(Charts and diagrams as code)
━━━━━━━━━━━━━━━━

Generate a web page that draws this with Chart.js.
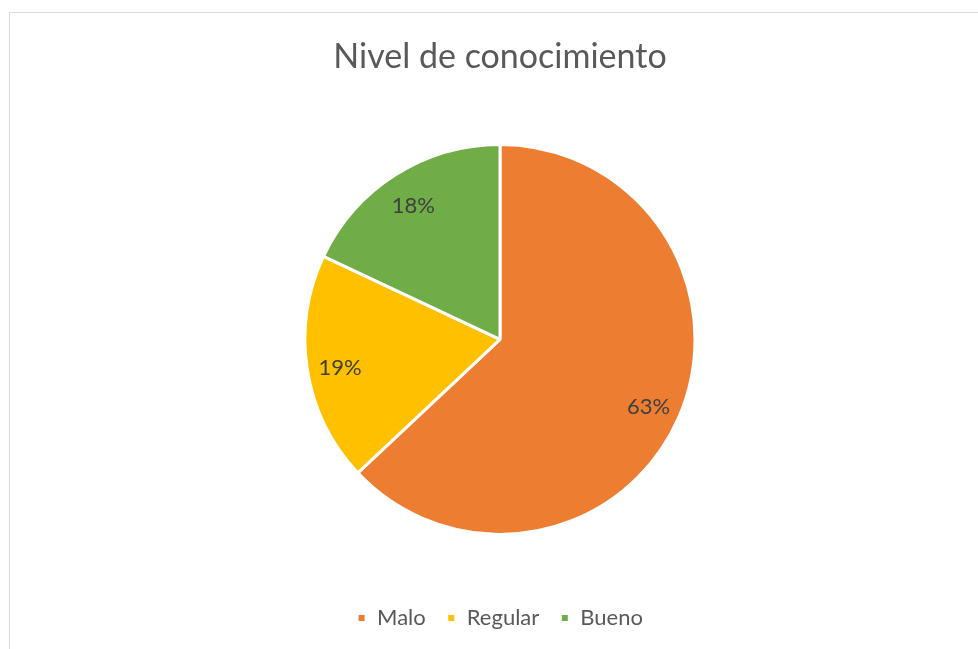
<!DOCTYPE html>
<html>
<head>
<meta charset="utf-8">
<script src="https://cdn.jsdelivr.net/npm/chart.js@4"></script>
<style>
  html, body { margin: 0; padding: 0; background: #fff; overflow: hidden; }
  #frame { position: absolute; left: 9px; top: 12px; width: 1200px; height: 900px; border: 1px solid #d9d9d9; }
  #js-pie { position: absolute; left: 0; top: 0; }
</style>
</head>
<body>
<div id="frame"></div>
<canvas id="js-pie" width="1000" height="649"></canvas>
<script>
var categories = ['Malo', 'Regular', 'Bueno'];
var values = [63, 19, 18];
var colors = ['#ED7D31', '#FFC000', '#70AD47'];

// percent labels inside the slices, like excel does
var pctLabels = {
  id: 'pctLabels',
  afterDatasetsDraw: function(chart) {
    var c = chart.ctx;
    var meta = chart.getDatasetMeta(0);
    var total = values.reduce(function(a, b) { return a + b; }, 0);
    c.save();
    c.font = '22px Lato';
    c.fillStyle = '#404040';
    c.textAlign = 'center';
    c.textBaseline = 'middle';
    meta.data.forEach(function(arc, i) {
      var p = arc.getProps(['x', 'y', 'startAngle', 'endAngle', 'outerRadius'], true);
      var mid = (p.startAngle + p.endAngle) / 2;
      var r = p.outerRadius * 0.83;
      c.fillText(Math.round(values[i] / total * 100) + '%', p.x + Math.cos(mid) * r, p.y + Math.sin(mid) * r + 3);
    });
    c.restore();
  }
};

var ctx = document.getElementById('js-pie');
var pie = new Chart(ctx, {
  type: 'pie',
  data: {
    labels: categories,
    datasets: [{
      data: values,
      backgroundColor: colors,
      borderColor: '#ffffff',
      borderWidth: 3
    }]
  },
  options: {
    responsive: false,
    animation: false,
    radius: 195,
    layout: { padding: { bottom: 10 } },
    plugins: {
      title: {
        display: true,
        text: 'Nivel de conocimiento',
        color: '#595959',
        font: { family: 'Lato', size: 34, weight: 'normal' },
        padding: { top: 37, bottom: 15 }
      },
      legend: {
        position: 'bottom',
        labels: {
          boxWidth: 9,
          boxHeight: 9,
          padding: 21,
          color: '#595959',
          font: { family: 'Lato', size: 22 }
        }
      },
      tooltip: { enabled: false }
    }
  },
  plugins: [pctLabels]
});
</script>
</body>
</html>
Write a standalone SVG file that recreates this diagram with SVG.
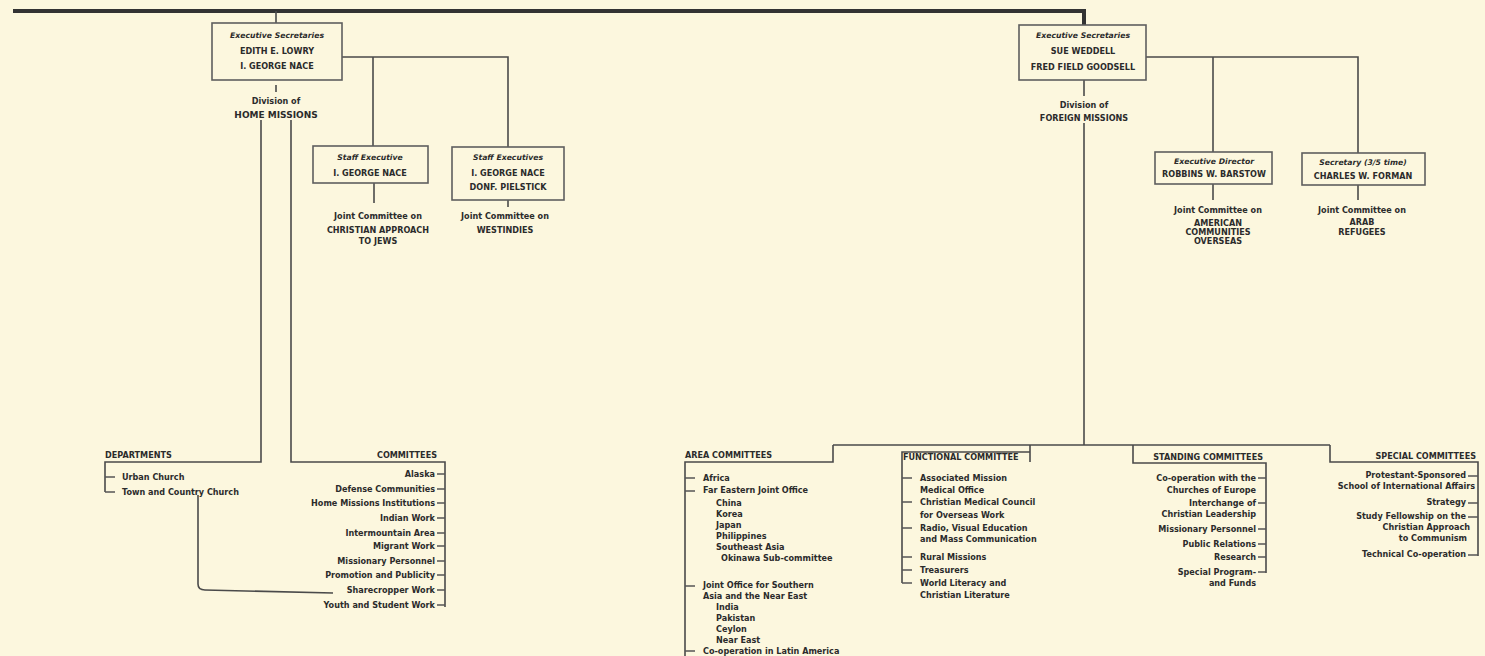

━━━━━━━━━━━━━━━━

*Given exercise*
Each line of the data is to be duplicated exactly; pictures stay out of the copy.

*Solution to this task*
Generate a web page that draws this with Chart.js.
<!DOCTYPE html>
<html>
<head>
<meta charset="utf-8">
<script src="https://cdn.jsdelivr.net/npm/chart.js@4"></script>
<style>
  html, body { margin: 0; padding: 0; background: #fff; overflow: hidden; }
  #frame { position: absolute; left: 9px; top: 12px; width: 1200px; height: 900px; border: 1px solid #d9d9d9; }
  #js-pie { position: absolute; left: 0; top: 0; }
</style>
</head>
<body>
<div id="frame"></div>
<canvas id="js-pie" width="1000" height="649"></canvas>
<script>
var categories = ['Malo', 'Regular', 'Bueno'];
var values = [63, 19, 18];
var colors = ['#ED7D31', '#FFC000', '#70AD47'];

// percent labels inside the slices, like excel does
var pctLabels = {
  id: 'pctLabels',
  afterDatasetsDraw: function(chart) {
    var c = chart.ctx;
    var meta = chart.getDatasetMeta(0);
    var total = values.reduce(function(a, b) { return a + b; }, 0);
    c.save();
    c.font = '22px Lato';
    c.fillStyle = '#404040';
    c.textAlign = 'center';
    c.textBaseline = 'middle';
    meta.data.forEach(function(arc, i) {
      var p = arc.getProps(['x', 'y', 'startAngle', 'endAngle', 'outerRadius'], true);
      var mid = (p.startAngle + p.endAngle) / 2;
      var r = p.outerRadius * 0.83;
      c.fillText(Math.round(values[i] / total * 100) + '%', p.x + Math.cos(mid) * r, p.y + Math.sin(mid) * r + 3);
    });
    c.restore();
  }
};

var ctx = document.getElementById('js-pie');
var pie = new Chart(ctx, {
  type: 'pie',
  data: {
    labels: categories,
    datasets: [{
      data: values,
      backgroundColor: colors,
      borderColor: '#ffffff',
      borderWidth: 3
    }]
  },
  options: {
    responsive: false,
    animation: false,
    radius: 195,
    layout: { padding: { bottom: 10 } },
    plugins: {
      title: {
        display: true,
        text: 'Nivel de conocimiento',
        color: '#595959',
        font: { family: 'Lato', size: 34, weight: 'normal' },
        padding: { top: 37, bottom: 15 }
      },
      legend: {
        position: 'bottom',
        labels: {
          boxWidth: 9,
          boxHeight: 9,
          padding: 21,
          color: '#595959',
          font: { family: 'Lato', size: 22 }
        }
      },
      tooltip: { enabled: false }
    }
  },
  plugins: [pctLabels]
});
</script>
</body>
</html>
Write a standalone SVG file that recreates this diagram with SVG.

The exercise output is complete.